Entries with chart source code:
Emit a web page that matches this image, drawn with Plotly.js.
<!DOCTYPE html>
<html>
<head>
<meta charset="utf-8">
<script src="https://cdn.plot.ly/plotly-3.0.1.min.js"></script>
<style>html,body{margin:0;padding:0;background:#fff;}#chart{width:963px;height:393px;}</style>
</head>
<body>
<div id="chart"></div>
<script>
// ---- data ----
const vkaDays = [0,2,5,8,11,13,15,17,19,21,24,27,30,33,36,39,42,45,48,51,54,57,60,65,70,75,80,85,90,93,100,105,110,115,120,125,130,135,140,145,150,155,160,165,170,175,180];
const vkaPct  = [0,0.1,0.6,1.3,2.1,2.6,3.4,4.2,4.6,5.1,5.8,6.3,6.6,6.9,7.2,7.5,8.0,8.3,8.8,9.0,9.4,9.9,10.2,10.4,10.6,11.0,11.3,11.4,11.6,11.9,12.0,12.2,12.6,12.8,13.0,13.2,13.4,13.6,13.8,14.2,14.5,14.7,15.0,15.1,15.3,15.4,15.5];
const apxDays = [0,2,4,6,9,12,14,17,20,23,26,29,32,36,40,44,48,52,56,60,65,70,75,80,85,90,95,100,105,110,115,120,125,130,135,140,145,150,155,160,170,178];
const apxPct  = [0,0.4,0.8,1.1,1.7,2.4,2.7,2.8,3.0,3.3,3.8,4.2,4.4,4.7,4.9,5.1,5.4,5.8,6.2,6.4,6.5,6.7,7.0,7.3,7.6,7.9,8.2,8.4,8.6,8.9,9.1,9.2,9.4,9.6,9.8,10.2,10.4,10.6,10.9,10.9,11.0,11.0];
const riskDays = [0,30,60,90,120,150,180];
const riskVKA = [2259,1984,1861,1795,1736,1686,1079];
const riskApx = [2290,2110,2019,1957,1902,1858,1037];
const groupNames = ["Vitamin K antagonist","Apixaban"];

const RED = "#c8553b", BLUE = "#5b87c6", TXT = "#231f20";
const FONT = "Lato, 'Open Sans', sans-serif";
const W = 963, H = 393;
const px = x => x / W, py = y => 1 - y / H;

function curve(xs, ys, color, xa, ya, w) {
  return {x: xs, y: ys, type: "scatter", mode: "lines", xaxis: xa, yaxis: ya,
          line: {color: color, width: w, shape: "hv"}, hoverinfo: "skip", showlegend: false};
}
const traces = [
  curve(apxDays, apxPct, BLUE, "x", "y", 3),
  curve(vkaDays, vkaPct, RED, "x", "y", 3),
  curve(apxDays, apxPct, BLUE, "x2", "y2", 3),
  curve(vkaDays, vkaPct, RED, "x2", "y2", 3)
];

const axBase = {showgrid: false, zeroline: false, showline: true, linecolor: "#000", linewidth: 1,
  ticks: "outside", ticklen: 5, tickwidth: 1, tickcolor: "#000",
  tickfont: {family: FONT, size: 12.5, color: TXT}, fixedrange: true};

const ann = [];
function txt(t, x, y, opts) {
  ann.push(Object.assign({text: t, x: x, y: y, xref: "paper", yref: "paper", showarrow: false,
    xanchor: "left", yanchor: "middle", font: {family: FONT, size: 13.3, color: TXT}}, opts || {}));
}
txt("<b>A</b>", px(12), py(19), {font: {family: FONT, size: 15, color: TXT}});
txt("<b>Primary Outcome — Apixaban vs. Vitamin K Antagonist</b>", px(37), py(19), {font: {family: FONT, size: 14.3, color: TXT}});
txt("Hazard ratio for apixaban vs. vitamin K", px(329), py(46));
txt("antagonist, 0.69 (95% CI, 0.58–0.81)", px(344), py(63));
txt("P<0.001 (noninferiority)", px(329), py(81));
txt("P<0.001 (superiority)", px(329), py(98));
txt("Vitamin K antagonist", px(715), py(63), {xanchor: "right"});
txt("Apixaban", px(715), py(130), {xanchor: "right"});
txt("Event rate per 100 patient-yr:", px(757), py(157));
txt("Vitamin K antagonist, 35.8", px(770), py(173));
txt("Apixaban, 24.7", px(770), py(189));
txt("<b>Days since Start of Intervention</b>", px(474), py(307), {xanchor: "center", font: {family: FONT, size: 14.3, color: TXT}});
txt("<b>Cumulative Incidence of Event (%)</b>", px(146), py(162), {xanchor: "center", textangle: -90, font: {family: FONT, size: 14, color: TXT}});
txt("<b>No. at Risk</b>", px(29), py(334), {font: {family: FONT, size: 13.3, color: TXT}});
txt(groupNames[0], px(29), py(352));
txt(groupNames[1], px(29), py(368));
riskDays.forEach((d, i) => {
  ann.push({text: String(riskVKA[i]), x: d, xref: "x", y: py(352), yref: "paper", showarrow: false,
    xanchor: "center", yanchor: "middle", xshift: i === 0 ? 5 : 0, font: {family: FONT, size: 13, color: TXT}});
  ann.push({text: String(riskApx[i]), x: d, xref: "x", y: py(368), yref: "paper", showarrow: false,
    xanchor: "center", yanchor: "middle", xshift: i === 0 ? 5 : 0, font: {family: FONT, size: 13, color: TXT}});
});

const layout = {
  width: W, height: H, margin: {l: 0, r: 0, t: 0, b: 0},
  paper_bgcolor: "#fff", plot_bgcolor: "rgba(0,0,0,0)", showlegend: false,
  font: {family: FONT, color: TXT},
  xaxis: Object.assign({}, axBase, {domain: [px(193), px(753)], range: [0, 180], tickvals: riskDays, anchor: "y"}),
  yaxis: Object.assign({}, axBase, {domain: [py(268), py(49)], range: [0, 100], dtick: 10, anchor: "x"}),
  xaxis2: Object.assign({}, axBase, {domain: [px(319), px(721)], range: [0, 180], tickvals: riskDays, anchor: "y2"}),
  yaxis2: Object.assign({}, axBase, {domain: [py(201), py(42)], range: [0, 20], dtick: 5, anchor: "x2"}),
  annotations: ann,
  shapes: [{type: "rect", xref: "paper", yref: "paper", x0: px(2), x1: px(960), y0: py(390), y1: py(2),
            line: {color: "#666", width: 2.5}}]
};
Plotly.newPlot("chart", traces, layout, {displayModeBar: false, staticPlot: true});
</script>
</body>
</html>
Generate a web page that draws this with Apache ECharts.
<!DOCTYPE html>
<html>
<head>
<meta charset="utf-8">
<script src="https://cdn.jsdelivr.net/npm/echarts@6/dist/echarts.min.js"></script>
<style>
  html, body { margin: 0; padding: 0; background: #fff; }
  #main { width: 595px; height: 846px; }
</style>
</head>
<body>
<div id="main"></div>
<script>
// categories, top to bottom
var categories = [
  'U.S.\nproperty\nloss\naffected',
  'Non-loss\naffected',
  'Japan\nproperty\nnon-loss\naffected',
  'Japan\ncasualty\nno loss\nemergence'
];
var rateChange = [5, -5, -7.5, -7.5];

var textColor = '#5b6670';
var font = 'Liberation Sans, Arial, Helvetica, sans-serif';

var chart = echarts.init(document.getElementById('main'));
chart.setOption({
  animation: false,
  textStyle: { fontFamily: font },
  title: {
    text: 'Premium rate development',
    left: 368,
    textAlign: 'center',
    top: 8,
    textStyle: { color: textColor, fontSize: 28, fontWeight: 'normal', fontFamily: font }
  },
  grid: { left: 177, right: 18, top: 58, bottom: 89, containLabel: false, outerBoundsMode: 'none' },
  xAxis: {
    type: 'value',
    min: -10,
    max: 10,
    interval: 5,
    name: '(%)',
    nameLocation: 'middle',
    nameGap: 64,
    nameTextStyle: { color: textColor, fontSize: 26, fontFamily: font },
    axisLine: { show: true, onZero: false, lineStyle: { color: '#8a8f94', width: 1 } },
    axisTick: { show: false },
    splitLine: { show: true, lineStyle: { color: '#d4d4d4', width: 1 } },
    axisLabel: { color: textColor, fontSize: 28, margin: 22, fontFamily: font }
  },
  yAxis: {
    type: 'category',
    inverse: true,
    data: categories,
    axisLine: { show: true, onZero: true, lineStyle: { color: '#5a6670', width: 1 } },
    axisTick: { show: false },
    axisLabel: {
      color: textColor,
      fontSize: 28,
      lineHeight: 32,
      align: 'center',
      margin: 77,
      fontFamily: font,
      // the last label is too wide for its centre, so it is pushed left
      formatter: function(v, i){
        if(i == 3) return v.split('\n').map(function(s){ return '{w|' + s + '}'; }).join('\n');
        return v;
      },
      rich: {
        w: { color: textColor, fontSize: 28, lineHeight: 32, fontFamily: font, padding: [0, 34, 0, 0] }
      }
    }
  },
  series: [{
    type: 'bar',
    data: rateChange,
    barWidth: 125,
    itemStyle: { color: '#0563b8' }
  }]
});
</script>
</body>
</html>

THE TASK: Exactly how many lines contain "this"? State the number and nothing else.

OUTPUT BELOW: 2